Alan Joyce pay soars as happy days return to Qantas
Qantas has defended Alan Joyce’s windfall gains from the airline’s turnaround, almost doubling the CEO’s pay.
Qantas has rushed to defend Alan Joyce’s windfall gains from the airline’s dramatic turnaround, with the chief executive almost doubling his pay last year to $24.6 million while average wage growth across the economy remains weak.
Mr Joyce, who revealed this week he personally had donated $1m to the same-sex marriage Yes campaign, also disclosed yesterday he had reaped $20m from selling 3.5 million Qantas shares on Monday and Tuesday.
He retains 3.6 million shares, which still ranks him among the company’s top 20 shareholders.
Sensitive to the fact Mr Joyce could end the financial year as the nation’s top-paid executive, Qantas chairman Leigh Clifford defended the airline’s pay practices.
He said 97 per cent of shareholders had supported a 2014 proposal to link senior management bonuses to Mr Joyce’s $2 billion turnaround plan.
“For a business that was facing an uncertain future three years ago, and was in no position to pay bonuses to any of its people, the fundamentals that underpin (yesterday’s) pay disclosures show how far we have come,” he said.
While the pay outcome was “high”, it reflected the company’s exceptional performance, including its top ranking for total shareholder return (share-price growth plus reinvested dividends) among global airlines and the top-100 listed companies in Australia.

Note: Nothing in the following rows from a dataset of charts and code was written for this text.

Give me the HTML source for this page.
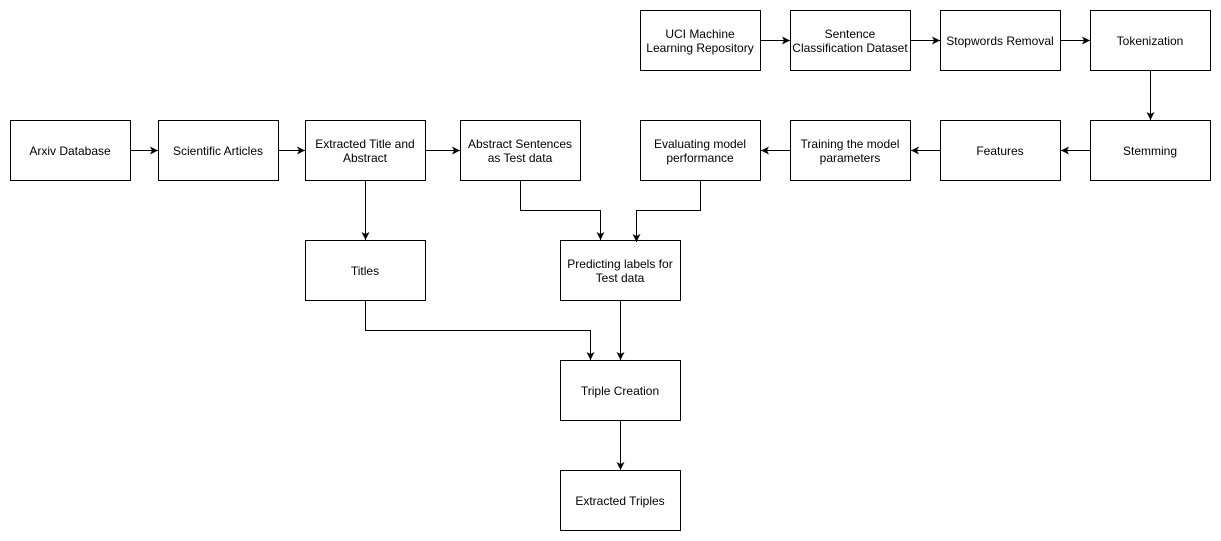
<!DOCTYPE html>
<html><head><meta charset="utf-8"><style>
html,body{margin:0;padding:0;background:#fff;}
svg{display:block;}
text{font-family:"Liberation Sans",Arial,sans-serif;font-size:12px;fill:#000;}
</style></head><body>
<svg width="1221" height="541" viewBox="0 0 1221 541" xmlns="http://www.w3.org/2000/svg">
<defs>
<marker id="a" viewBox="0 0 10 10" refX="10" refY="5" markerWidth="8" markerHeight="8" markerUnits="userSpaceOnUse" orient="auto">
<path d="M0,0 L10,5 L0,10 L2.5,5 z" fill="#000"/>
</marker>
</defs>
<g fill="#fff" stroke="#000" stroke-width="1">
<rect x="640.5" y="10.5" width="120" height="60"/>
<rect x="790.5" y="10.5" width="120" height="60"/>
<rect x="940.5" y="10.5" width="120" height="60"/>
<rect x="1090.5" y="10.5" width="120" height="60"/>
<rect x="10.5" y="120.5" width="120" height="60"/>
<rect x="158.5" y="120.5" width="120" height="60"/>
<rect x="305.5" y="120.5" width="120" height="60"/>
<rect x="460.5" y="120.5" width="120" height="60"/>
<rect x="640.5" y="120.5" width="120" height="60"/>
<rect x="790.5" y="120.5" width="120" height="60"/>
<rect x="940.5" y="120.5" width="120" height="60"/>
<rect x="1090.5" y="120.5" width="120" height="60"/>
<rect x="305.5" y="240.5" width="120" height="60"/>
<rect x="560.5" y="240.5" width="120" height="60"/>
<rect x="560.5" y="360.5" width="120" height="60"/>
<rect x="560.5" y="470.5" width="120" height="60"/>
</g>
<g fill="none" stroke="#000" stroke-width="1" marker-end="url(#a)">
<path d="M760.5,40.5 H790"/>
<path d="M910.5,40.5 H940"/>
<path d="M1060.5,40.5 H1090"/>
<path d="M1150.5,70.5 V120"/>
<path d="M1090.5,150.5 H1061"/>
<path d="M940.5,150.5 H911"/>
<path d="M790.5,150.5 H761"/>
<path d="M130.5,150.5 H158"/>
<path d="M278.5,150.5 H305"/>
<path d="M425.5,150.5 H460"/>
<path d="M365.5,180.5 V240"/>
<path d="M520.5,180.5 V210.5 H600.5 V240"/>
<path d="M700.5,180.5 V210.5 H636.5 V242"/>
<path d="M365.5,300.5 V330.5 H590.5 V360"/>
<path d="M620.5,300.5 V360"/>
<path d="M620.5,420.5 V470"/>
</g>
<g text-anchor="middle">
<text x="700" y="38">UCI Machine</text><text x="700" y="52">Learning Repository</text>
<text x="850" y="38">Sentence</text><text x="850" y="52">Classification Dataset</text>
<text x="1000" y="45">Stopwords Removal</text>
<text x="1150" y="45">Tokenization</text>
<text x="70" y="155">Arxiv Database</text>
<text x="218" y="155">Scientific Articles</text>
<text x="365" y="148">Extracted Title and</text><text x="365" y="162">Abstract</text>
<text x="520" y="148">Abstract Sentences</text><text x="520" y="162">as Test data</text>
<text x="700" y="148">Evaluating model</text><text x="700" y="162">performance</text>
<text x="850" y="148">Training the model</text><text x="850" y="162">parameters</text>
<text x="1000" y="155">Features</text>
<text x="1150" y="155">Stemming</text>
<text x="365" y="275">Titles</text>
<text x="620" y="268">Predicting labels for</text><text x="620" y="282">Test data</text>
<text x="620" y="395">Triple Creation</text>
<text x="620" y="505">Extracted Triples</text>
</g>
</svg>
</body></html>
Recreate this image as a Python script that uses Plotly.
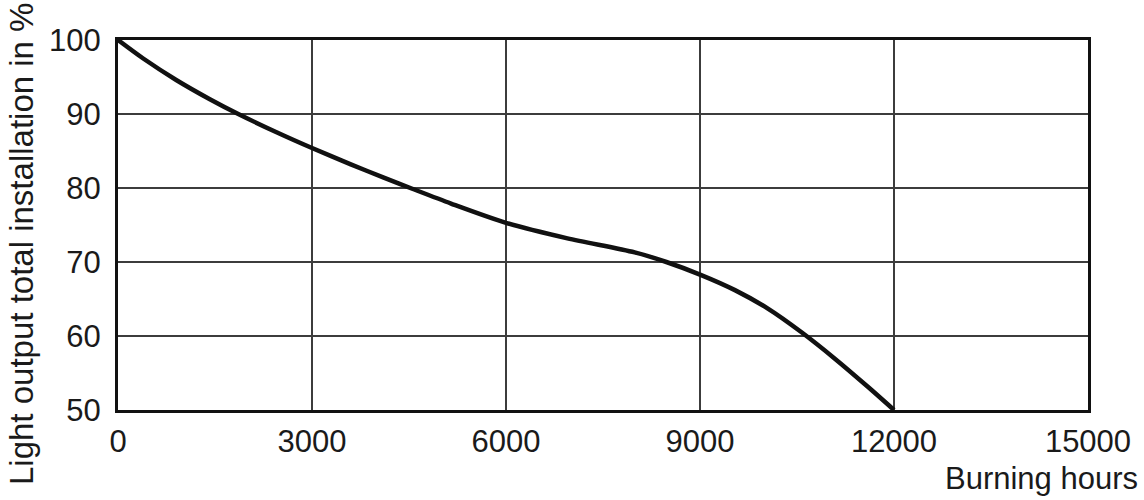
import plotly.graph_objects as go

hours = [0, 390, 900, 1420, 1860, 2460, 3000, 3600, 4110, 4550, 5150, 6000,
         6950, 7990, 8480, 9000, 9540, 10050, 10570, 11090, 11600, 12000]
light_output = [100, 97.5, 94.6, 92.0, 90.0, 87.5, 85.4, 83.2, 81.4, 79.9, 77.9, 75.3,
                73.2, 71.3, 70.0, 68.3, 66.2, 63.7, 60.5, 56.9, 53.1, 50]

x_ticks = [0, 3000, 6000, 9000, 12000, 15000]
y_ticks = [50, 60, 70, 80, 90, 100]

x_title = "Burning hours"
y_title = "Light output total installation in %"

FAM = "Liberation Sans, Arial, sans-serif"

fig = go.Figure()
fig.add_trace(go.Scatter(
    x=hours, y=light_output, mode="lines",
    line=dict(color="#111111", width=4.5, shape="spline", smoothing=0.8),
    showlegend=False, hoverinfo="skip", cliponaxis=False,
))

font = dict(family=FAM, size=31, color="#1a1a1a")

fig.update_layout(
    width=1144, height=500,
    margin=dict(l=118, r=56, t=40, b=90),
    paper_bgcolor="white", plot_bgcolor="white",
    font=font,
    xaxis=dict(
        range=[0, 15000], tickvals=x_ticks, ticktext=[str(v) for v in x_ticks],
        showgrid=True, gridcolor="#3c3c3c", gridwidth=2,
        showline=True, mirror=True, linecolor="#111111", linewidth=3,
        zeroline=False, ticks="", ticklabelstandoff=2, tickfont=font,
    ),
    yaxis=dict(
        range=[50, 100], tickvals=y_ticks, ticktext=[str(v) for v in y_ticks],
        showgrid=True, gridcolor="#3c3c3c", gridwidth=2,
        showline=True, mirror=True, linecolor="#111111", linewidth=3,
        zeroline=False, ticks="", ticklabelstandoff=8, tickfont=font,
    ),
    annotations=[
        dict(text=x_title, xref="paper", yref="paper", x=1.0536, y=-0.1838,
             xanchor="right", yanchor="middle", showarrow=False,
             font=dict(family=FAM, size=31, color="#1a1a1a")),
        dict(text=y_title, xref="paper", yref="paper", x=-0.1, y=0.4486,
             xanchor="center", yanchor="middle", textangle=-90, showarrow=False,
             font=dict(family=FAM, size=33, color="#1a1a1a")),
    ],
)

fig.write_html("out.html", config={"displayModeBar": False},
               post_script="document.body.style.margin='0px';document.body.style.overflow='hidden';")
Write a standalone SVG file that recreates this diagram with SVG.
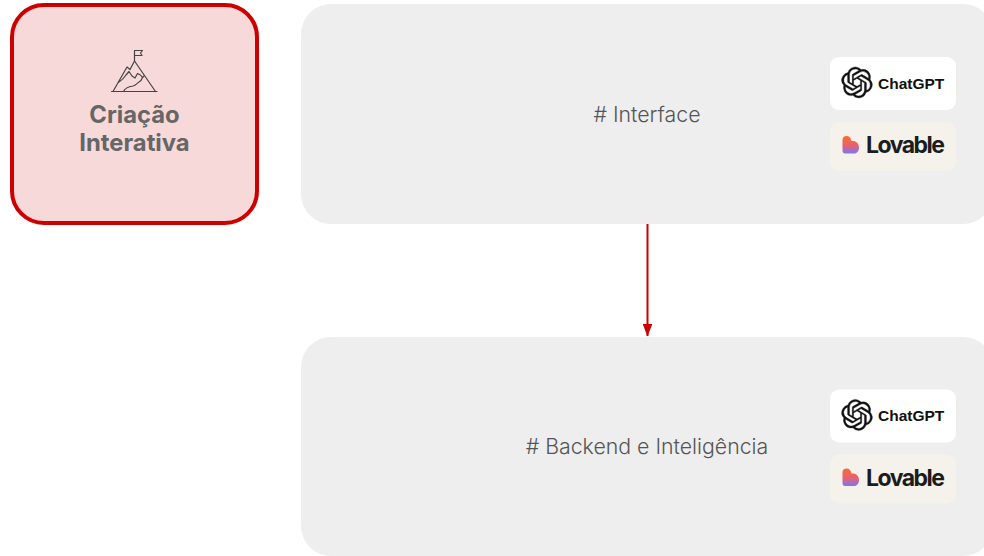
<svg xmlns="http://www.w3.org/2000/svg" xmlns:xlink="http://www.w3.org/1999/xlink" width="984" height="556" viewBox="0 0 984 556">
<style>
.panel{fill:#eeeeee}
.title{font-family:Inter,"Liberation Sans",sans-serif;font-size:23.8px;font-weight:700;fill:#666666;text-anchor:middle}
.label{font-family:Inter,"Liberation Sans",sans-serif;font-size:21.3px;font-weight:300;fill:#555555;text-anchor:middle}
.gpt{font-family:"Liberation Sans",Arial,sans-serif;font-size:15.5px;font-weight:700;fill:#111111}
.lov{font-family:Inter,"Liberation Sans",sans-serif;font-size:23px;font-weight:700;letter-spacing:-1.5px;fill:#1c1c1c}
.ico{fill:none;stroke:#444444;stroke-width:1.2;stroke-linejoin:round;stroke-linecap:round}
</style>
<defs>
<linearGradient id="heart" x1="0" y1="0" x2="0" y2="1">
<stop offset="0" stop-color="#f4712a"/><stop offset="0.5" stop-color="#ee5f6a"/><stop offset="1" stop-color="#7a78f0"/>
</linearGradient>
<marker id="arrow" markerUnits="userSpaceOnUse" markerWidth="13" markerHeight="10" refX="12.5" refY="5" orient="auto" viewBox="0 0 13 10">
<path d="M0 0 L13 5 L0 10 Z" fill="#cc0000"/>
</marker>
<g id="badges">
<rect x="830" y="57" width="126" height="53" rx="9" fill="#ffffff"/>
<path transform="translate(841.5 67) scale(1.29)" fill="#111111" stroke="#111111" stroke-width="0.25" d="M22.2819 9.8211a5.9847 5.9847 0 0 0-.5157-4.9108 6.0462 6.0462 0 0 0-6.5098-2.9A6.0651 6.0651 0 0 0 4.9807 4.1818a5.9847 5.9847 0 0 0-3.9977 2.9 6.0462 6.0462 0 0 0 .7427 7.0966 5.98 5.98 0 0 0 .511 4.9107 6.051 6.051 0 0 0 6.5146 2.9001A5.9847 5.9847 0 0 0 13.2599 24a6.0557 6.0557 0 0 0 5.7718-4.2058 5.9894 5.9894 0 0 0 3.9977-2.9001 6.0557 6.0557 0 0 0-.7475-7.0729zm-9.022 12.6081a4.4755 4.4755 0 0 1-2.8764-1.0408l.1419-.0804 4.7783-2.7582a.7948.7948 0 0 0 .3927-.6813v-6.7369l2.02 1.1686a.071.071 0 0 1 .038.052v5.5826a4.504 4.504 0 0 1-4.4945 4.4944zm-9.6607-4.1254a4.4708 4.4708 0 0 1-.5346-3.0137l.142.0852 4.783 2.7582a.7712.7712 0 0 0 .7806 0l5.8428-3.3685v2.3324a.0804.0804 0 0 1-.0332.0615L9.74 19.9502a4.4992 4.4992 0 0 1-6.1408-1.6464zM2.3408 7.8956a4.485 4.485 0 0 1 2.3655-1.9728V11.6a.7664.7664 0 0 0 .3879.6765l5.8144 3.3543-2.0201 1.1685a.0757.0757 0 0 1-.071 0l-4.8303-2.7865A4.504 4.504 0 0 1 2.3408 7.872zm16.5963 3.8558L13.1038 8.364 15.1192 7.2a.0757.0757 0 0 1 .071 0l4.8303 2.7913a4.4944 4.4944 0 0 1-.6765 8.1042v-5.6772a.79.79 0 0 0-.407-.667zm2.0107-3.0231l-.142-.0852-4.7735-2.7818a.7759.7759 0 0 0-.7854 0L9.409 9.2297V6.8974a.0662.0662 0 0 1 .0284-.0615l4.8303-2.7866a4.4992 4.4992 0 0 1 6.6802 4.66zM8.3065 12.863l-2.02-1.1638a.0804.0804 0 0 1-.038-.0567V6.0742a4.4992 4.4992 0 0 1 7.3757-3.4537l-.142.0805L8.704 5.459a.7948.7948 0 0 0-.3927.6813zm1.0976-2.3654l2.602-1.4998 2.6069 1.4998v2.9994l-2.5974 1.4997-2.6067-1.4997Z"/>
<text class="gpt" x="878" y="88.5">ChatGPT</text>
<rect x="830" y="122" width="126" height="49" rx="9" fill="#f5f2ec"/>
<path d="M842.5 139.5 C842.5 137 844.5 136 846.5 136 C849.5 136 851 138 851.5 141 C854.5 140.5 859 142 859 147.5 C859 151.5 856.5 153.5 854 153.5 L845 153.5 C843.5 153.5 842.5 152.5 842.5 150.5 Z" fill="url(#heart)"/>
<text class="lov" x="866" y="153">Lovable</text>
</g>
</defs>
<g id="connectors">
<path d="M647.5 224 V336" fill="none" stroke="#cc0000" stroke-width="2" marker-end="url(#arrow)"/>
</g>
<g id="node-criacao">
<rect x="12" y="5" width="245" height="218" rx="32" fill="#f8d9d9" stroke="#cc0000" stroke-width="4"/>
<g class="ico">
<path d="M111.5 91.5 H157"/>
<path d="M134.5 61 V50.5 H142.5 L140.5 53 L142 55.5 H134.5"/>
<path d="M113 91.5 L127 67 L130 69.5 L134.5 61 L155.5 91.5"/>
<path d="M119 82 C122 80 124 78 126 75 L129 71.5 L132 76 L135 78 L137.5 73.5 L140.5 75 L142.5 77.5 L144 76"/>
<path d="M123.5 91.5 C125 88 129 86.5 133 86 C136 85.5 137 83 139 82 C141 81 142 79 142.5 77.5"/>
</g>
<text class="title" x="134.5" y="122.5">Criação</text>
<text class="title" x="134.5" y="150.5">Interativa</text>
</g>
<g id="node-interface">
<rect class="panel" x="301" y="4" width="692" height="220" rx="30"/>
<text class="label" x="647" y="122"># Interface</text>
<use xlink:href="#badges" href="#badges"/>
</g>
<g id="node-backend">
<rect class="panel" x="301" y="337" width="692" height="219" rx="30"/>
<text class="label" x="647" y="454"># Backend e Inteligência</text>
<use xlink:href="#badges" href="#badges" y="332.5"/>
</g>
</svg>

In 2014, Qantas was a distressed airline, reporting a record $2.8bn loss after a profit-sapping war against local rival Virgin and persistent losses in its international division.
Mr Joyce, whose base pay has been frozen since 2011 and was $2.1m last year, gave up 5 per cent of his base pay for the 18 months to June 2015.
The sharp fall in fuel prices has been a big tailwind for Qantas, boosting its underlying profit by $400m in 2016 and a further $196m last year. However, the airline has shed thousands of jobs, restructured its international division and reinvested heavily.
Last month, it unveiled its second-biggest profit, an underlying pre-tax profit of $1.4bn. All transformation targets were achieved.
Mr Clifford said Qantas was now one of the best-performing airlines in the world.
The share price had risen by 350 per cent since the dark days of 2014 as market value surged from $2.5bn to $10bn. In the same period, about $3.5bn in profit had been generated, he said.
“And the value of executive bonuses, which are mostly paid in Qantas shares, have risen with it.”
This meant shares worth $1.26 when they were awarded in 2014 were being paid out in bonuses today when they’re worth $5.72. In Mr Joyce’s case, share-price growth accounted for $14.5m of his $24.6m pay package.
Mr Clifford said the success of the turnaround had resulted in $220m being paid in bonuses to 25,000 Qantas staff in the past three years. However, the bonuses were likely to be much lower in future.
One of Qantas’s big shareholders, BT Investment Management, strongly supported Mr Joyce’s remuneration as pay for performance.
“Alan Joyce has navigated the company through a period of corporate distress, has successfully competed through a domestic capacity war and transformed the company’s cost base,” BT investment analyst Sondal Bensan said.
“All of this has resulted in a sustainable and significant windfall for shareholders, and hence he is being paid for performance.”
Ownership Matters principal Dean Paatsch, who advises big institutions how to vote their shares at company meetings, agreed.
“Alan Joyce’s pay is a big number by any stretch,” he said.
“But the Qantas share price has quadrupled and his experience mirrors that of very happy long-term shareholders.”